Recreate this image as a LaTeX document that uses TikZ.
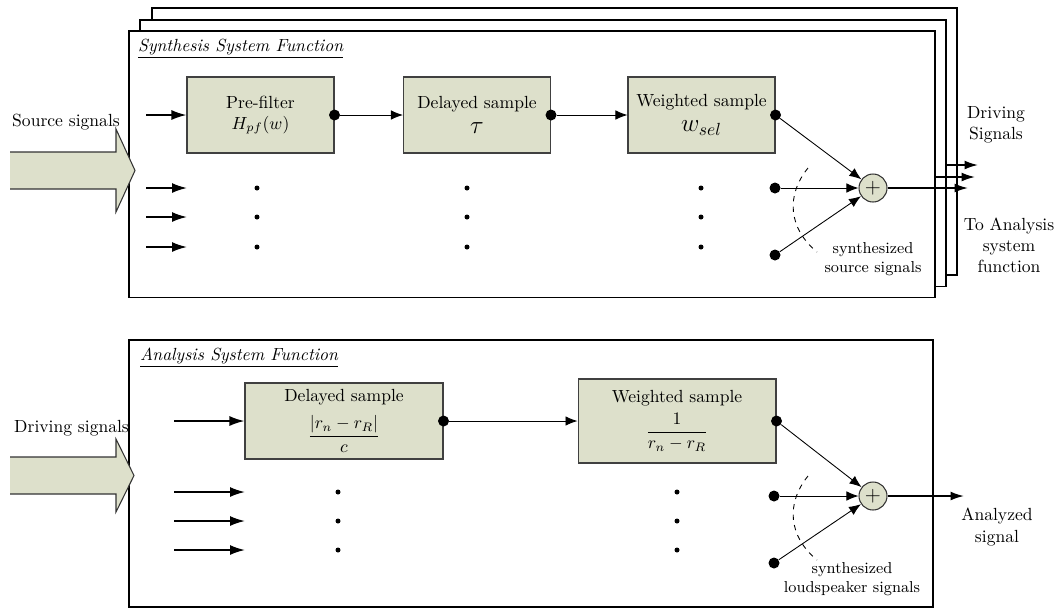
\documentclass[tikz,border=0pt]{standalone}
\usepackage{amsmath}
\usetikzlibrary{arrows.meta,positioning}
\definecolor{blockgreen}{RGB}{221,224,203}

\begin{document}
\begin{tikzpicture}[x=0.02cm,y=-0.02cm,
  frame/.style={draw,rectangle,line width=1.1pt,fill=white,minimum width=16.12cm,minimum height=5.34cm},
  block/.style={draw=black!75,line width=0.6pt,rectangle,fill=blockgreen,minimum width=2.94cm,minimum height=1.52cm,align=center,inner sep=1pt},
  sum/.style={draw=black!80,line width=0.6pt,circle,fill=blockgreen,minimum size=0.56cm,inner sep=0pt},
  bigdot/.style={circle,fill=black,minimum size=0.22cm,inner sep=0pt},
  smalldot/.style={circle,fill=black,minimum size=0.1cm,inner sep=0pt},
  inarrow/.style={line width=1pt,-{Latex[length=0.3cm,width=0.2cm]}},
  link/.style={line width=0.5pt,-{Latex[length=0.24cm,width=0.19cm]}},
  outarrow/.style={line width=1pt,-{Latex[length=0.27cm,width=0.18cm]}},
  bigarrow/.style={draw=black!80,fill=blockgreen,line width=0.6pt},
  title/.style={anchor=west,font=\itshape},
  note/.style={align=center,font=\small}]
\useasboundingbox (0,0) rectangle (1061,610);

% Synthesis frames (stacked)
\node[frame] (synth3) at (554.5,141.5) {};
\node[frame] (synth2) at (543,153) {};
\node[frame] (synth1) at (532,164) {};
\node[title] (synthtitle) at (132,49) {\underline{Synthesis System Function}};

% Source signals
\node[anchor=west] (srclbl) at (6,122) {Source signals};
\filldraw[bigarrow] (10,152) -- (116,152) -- (116,129) -- (135,170.5) -- (116,212) -- (116,189) -- (10,189);

% Blocks
\node[block] (prefilter) at (260.5,115) {Pre-filter\\ $H_{pf}(w)$};
\node[block] (delay) at (477,115) {Delayed sample\\[2pt] {\Large$\tau$}};
\node[block] (weight) at (701.5,115) {Weighted sample\\[2pt] {\Large$w_{sel}$}};
\node[bigdot] (prefilter-out) at (prefilter.east) {};
\node[bigdot] (delay-out) at (delay.east) {};
\node[bigdot] (weight-out) at (weight.east) {};
\coordinate (prefilter-in) at (146,115);
\draw[inarrow] (prefilter-in) -- (prefilter);
\draw[link] (prefilter-out) -- (delay);
\draw[link] (delay-out) -- (weight);

% Other channels
\foreach \y [count=\i] in {188,217,247} {
  \coordinate (srcA\i) at (146,\y);
  \coordinate (tipA\i) at (187,\y);
  \draw[inarrow] (srcA\i) -- (tipA\i);
  \node[smalldot] (dotpf\i) at (257,\y) {};
  \node[smalldot] (dotdl\i) at (467,\y) {};
  \node[smalldot] (dotwt\i) at (701,\y) {};
}

% Sum
\node[sum] (sumA) at (873,188) {\large$+$};
\node[bigdot] (chA2) at (775,188) {};
\node[bigdot] (chA3) at (775,255) {};
\draw[link] (weight-out) -- (sumA);
\draw[link] (chA2) -- (sumA);
\draw[link] (chA3) -- (sumA);
\draw[dashed,line width=0.5pt] (808,168) .. controls (786,195) and (788,228) .. (817,252);
\node[note] (synthnote) at (873,259) {synthesized\\source signals};

% Driving signals out
\coordinate (drvA) at (978,165);
\coordinate (drvB) at (975,177);
\coordinate (drvC) at (968,188);
\draw[outarrow] (synth2.east |- drvA) -- (drvA);
\draw[outarrow] (synth1.east |- drvB) -- (drvB);
\draw[outarrow] (sumA) -- (drvC);
\node[align=center] (drvlbl) at (996,125) {Driving\\Signals};
\node[align=center] (tolbl) at (1009,245) {To Analysis\\system\\function};

% Analysis frame
\node[frame,minimum width=16.08cm] (anal) at (531,473.5) {};
\node[title] (analtitle) at (134,358) {\underline{Analysis System Function}};

% Driving signals in
\node[anchor=west] (drvinlbl) at (8,428) {Driving signals};
\filldraw[bigarrow] (10,457) -- (116,457) -- (116,439) -- (134,475.5) -- (116,512) -- (116,494) -- (10,494);

% Blocks
\node[block,minimum width=3.96cm] (delayB) at (344,421) {Delayed sample\\[5pt] $\dfrac{\lvert r_n-r_R\rvert}{c}$};
\node[block,minimum width=3.96cm,minimum height=1.68cm] (weightB) at (677,421) {Weighted sample\\[3pt] $\dfrac{1}{r_n-r_R}$};
\node[bigdot] (delayB-out) at (delayB.east) {};
\node[bigdot] (weightB-out) at (weightB.east) {};
\coordinate (delayB-in) at (174,421);
\draw[inarrow] (delayB-in) -- (delayB);
\draw[link] (delayB-out) -- (weightB);

% Other channels
\foreach \y [count=\i] in {492,521,550} {
  \coordinate (srcB\i) at (174,\y);
  \coordinate (tipB\i) at (245,\y);
  \draw[inarrow] (srcB\i) -- (tipB\i);
  \node[smalldot] (dotdB\i) at (338,\y) {};
  \node[smalldot] (dotwB\i) at (677,\y) {};
}

% Sum
\node[sum] (sumB) at (873,496) {\large$+$};
\node[bigdot] (chB2) at (774,496) {};
\node[bigdot] (chB3) at (774,563) {};
\draw[link] (weightB-out) -- (sumB);
\draw[link] (chB2) -- (sumB);
\draw[link] (chB3) -- (sumB);
\draw[dashed,line width=0.5pt] (808,476) .. controls (786,503) and (788,536) .. (817,560);
\node[note] (analnote) at (852,579) {synthesized\\loudspeaker signals};

% Output
\coordinate (anaout) at (964,496);
\draw[outarrow] (sumB) -- (anaout);
\node[align=center] (outlbl) at (997,527) {Analyzed\\signal};
\end{tikzpicture}
\end{document}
================
# PROBLEM REQUIREMENTS
Transcribe the whole listing exactly. Pictures are excluded.

# EXERCISE RESULT
Recreate this image as a LaTeX document that uses TikZ.
\documentclass[tikz,border=0pt]{standalone}
\usepackage{amsmath}
\usetikzlibrary{arrows.meta,positioning}
\definecolor{blockgreen}{RGB}{221,224,203}

\begin{document}
\begin{tikzpicture}[x=0.02cm,y=-0.02cm,
  frame/.style={draw,rectangle,line width=1.1pt,fill=white,minimum width=16.12cm,minimum height=5.34cm},
  block/.style={draw=black!75,line width=0.6pt,rectangle,fill=blockgreen,minimum width=2.94cm,minimum height=1.52cm,align=center,inner sep=1pt},
  sum/.style={draw=black!80,line width=0.6pt,circle,fill=blockgreen,minimum size=0.56cm,inner sep=0pt},
  bigdot/.style={circle,fill=black,minimum size=0.22cm,inner sep=0pt},
  smalldot/.style={circle,fill=black,minimum size=0.1cm,inner sep=0pt},
  inarrow/.style={line width=1pt,-{Latex[length=0.3cm,width=0.2cm]}},
  link/.style={line width=0.5pt,-{Latex[length=0.24cm,width=0.19cm]}},
  outarrow/.style={line width=1pt,-{Latex[length=0.27cm,width=0.18cm]}},
  bigarrow/.style={draw=black!80,fill=blockgreen,line width=0.6pt},
  title/.style={anchor=west,font=\itshape},
  note/.style={align=center,font=\small}]
\useasboundingbox (0,0) rectangle (1061,610);

% Synthesis frames (stacked)
\node[frame] (synth3) at (554.5,141.5) {};
\node[frame] (synth2) at (543,153) {};
\node[frame] (synth1) at (532,164) {};
\node[title] (synthtitle) at (132,49) {\underline{Synthesis System Function}};

% Source signals
\node[anchor=west] (srclbl) at (6,122) {Source signals};
\filldraw[bigarrow] (10,152) -- (116,152) -- (116,129) -- (135,170.5) -- (116,212) -- (116,189) -- (10,189);

% Blocks
\node[block] (prefilter) at (260.5,115) {Pre-filter\\ $H_{pf}(w)$};
\node[block] (delay) at (477,115) {Delayed sample\\[2pt] {\Large$\tau$}};
\node[block] (weight) at (701.5,115) {Weighted sample\\[2pt] {\Large$w_{sel}$}};
\node[bigdot] (prefilter-out) at (prefilter.east) {};
\node[bigdot] (delay-out) at (delay.east) {};
\node[bigdot] (weight-out) at (weight.east) {};
\coordinate (prefilter-in) at (146,115);
\draw[inarrow] (prefilter-in) -- (prefilter);
\draw[link] (prefilter-out) -- (delay);
\draw[link] (delay-out) -- (weight);

% Other channels
\foreach \y [count=\i] in {188,217,247} {
  \coordinate (srcA\i) at (146,\y);
  \coordinate (tipA\i) at (187,\y);
  \draw[inarrow] (srcA\i) -- (tipA\i);
  \node[smalldot] (dotpf\i) at (257,\y) {};
  \node[smalldot] (dotdl\i) at (467,\y) {};
  \node[smalldot] (dotwt\i) at (701,\y) {};
}

% Sum
\node[sum] (sumA) at (873,188) {\large$+$};
\node[bigdot] (chA2) at (775,188) {};
\node[bigdot] (chA3) at (775,255) {};
\draw[link] (weight-out) -- (sumA);
\draw[link] (chA2) -- (sumA);
\draw[link] (chA3) -- (sumA);
\draw[dashed,line width=0.5pt] (808,168) .. controls (786,195) and (788,228) .. (817,252);
\node[note] (synthnote) at (873,259) {synthesized\\source signals};

% Driving signals out
\coordinate (drvA) at (978,165);
\coordinate (drvB) at (975,177);
\coordinate (drvC) at (968,188);
\draw[outarrow] (synth2.east |- drvA) -- (drvA);
\draw[outarrow] (synth1.east |- drvB) -- (drvB);
\draw[outarrow] (sumA) -- (drvC);
\node[align=center] (drvlbl) at (996,125) {Driving\\Signals};
\node[align=center] (tolbl) at (1009,245) {To Analysis\\system\\function};

% Analysis frame
\node[frame,minimum width=16.08cm] (anal) at (531,473.5) {};
\node[title] (analtitle) at (134,358) {\underline{Analysis System Function}};

% Driving signals in
\node[anchor=west] (drvinlbl) at (8,428) {Driving signals};
\filldraw[bigarrow] (10,457) -- (116,457) -- (116,439) -- (134,475.5) -- (116,512) -- (116,494) -- (10,494);

% Blocks
\node[block,minimum width=3.96cm] (delayB) at (344,421) {Delayed sample\\[5pt] $\dfrac{\lvert r_n-r_R\rvert}{c}$};
\node[block,minimum width=3.96cm,minimum height=1.68cm] (weightB) at (677,421) {Weighted sample\\[3pt] $\dfrac{1}{r_n-r_R}$};
\node[bigdot] (delayB-out) at (delayB.east) {};
\node[bigdot] (weightB-out) at (weightB.east) {};
\coordinate (delayB-in) at (174,421);
\draw[inarrow] (delayB-in) -- (delayB);
\draw[link] (delayB-out) -- (weightB);

% Other channels
\foreach \y [count=\i] in {492,521,550} {
  \coordinate (srcB\i) at (174,\y);
  \coordinate (tipB\i) at (245,\y);
  \draw[inarrow] (srcB\i) -- (tipB\i);
  \node[smalldot] (dotdB\i) at (338,\y) {};
  \node[smalldot] (dotwB\i) at (677,\y) {};
}

% Sum
\node[sum] (sumB) at (873,496) {\large$+$};
\node[bigdot] (chB2) at (774,496) {};
\node[bigdot] (chB3) at (774,563) {};
\draw[link] (weightB-out) -- (sumB);
\draw[link] (chB2) -- (sumB);
\draw[link] (chB3) -- (sumB);
\draw[dashed,line width=0.5pt] (808,476) .. controls (786,503) and (788,536) .. (817,560);
\node[note] (analnote) at (852,579) {synthesized\\loudspeaker signals};

% Output
\coordinate (anaout) at (964,496);
\draw[outarrow] (sumB) -- (anaout);
\node[align=center] (outlbl) at (997,527) {Analyzed\\signal};
\end{tikzpicture}
\end{document}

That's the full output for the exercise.